Antonette at the stove making the famous ravioli with a spoon – her "cucchiaio" – so well used it wore down at the edge. She made curtains at a Singer sewing machine in the basement and placed a statue of the Blessed Mother on a table with flowers by the living-room steps and sang along with the crooner Perry Como on the family's nine-inch TV, the first on Mifflin.
Warm nights, Michael Sr. would sit like a statue in his shirtsleeves on the stoop, as the kids played into the dark on Mifflin.
"No one took any snot from him," John said.
There were the dramas of the block: The dark day the Manchester Laundry factory closed across the street, whose fire escapes, platforms, and soap barrels the kids had used as a de facto playground. The heart-stopping excitement when a big beautiful car pulled up and Mario Lanza stepped out. His cousin lived next door.
And the mornings when the cops would be surrounding some Cadillac, warning everyone not to look in. Another mob hit. Antonette and her sister Josephine would respectfully head to the funeral. Their photo made the papers twice: Angelo Bruno's and Philip Testa's funerals.
"They're gonna think you're the ones knocking 'em off," the kids chided.

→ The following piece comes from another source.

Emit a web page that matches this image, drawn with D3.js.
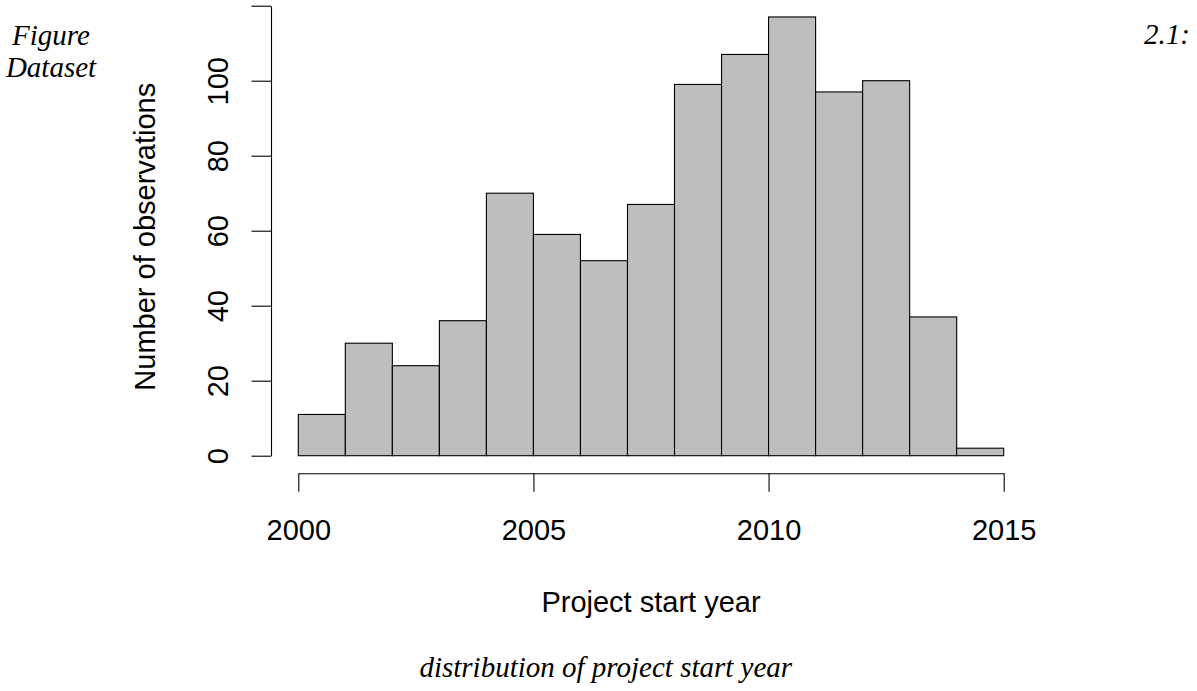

On Sunday, we toured the house, through their old bedrooms (everyone blamed the cigarette burn on Michael Jr., who wasn't there to defend himself). To the backyard, where they once crammed a swing set and basketball hoop, and where after the kids had grown, and Michael Sr. had died of a stroke in 1977, Antonette would sit with her sisters for hours with their coffee and cookies. And to the basement, where the Cammaratas let out a cry at the sight of an old Singer sewing machine I had bought at a flea market years ago, sitting in the exact place where Antonette kept hers. A sign, maybe.
"She watched over all of us," Arlene said. "And she will make sure you have a good life here, too."
Upstairs, back in our kitchen, Antonette's kitchen, the old-time neighbors, the ones who still know the stories firsthand, gathered again. When they left, the old life of the house, the old voices that once called out there, felt just out of earshot. It felt like home.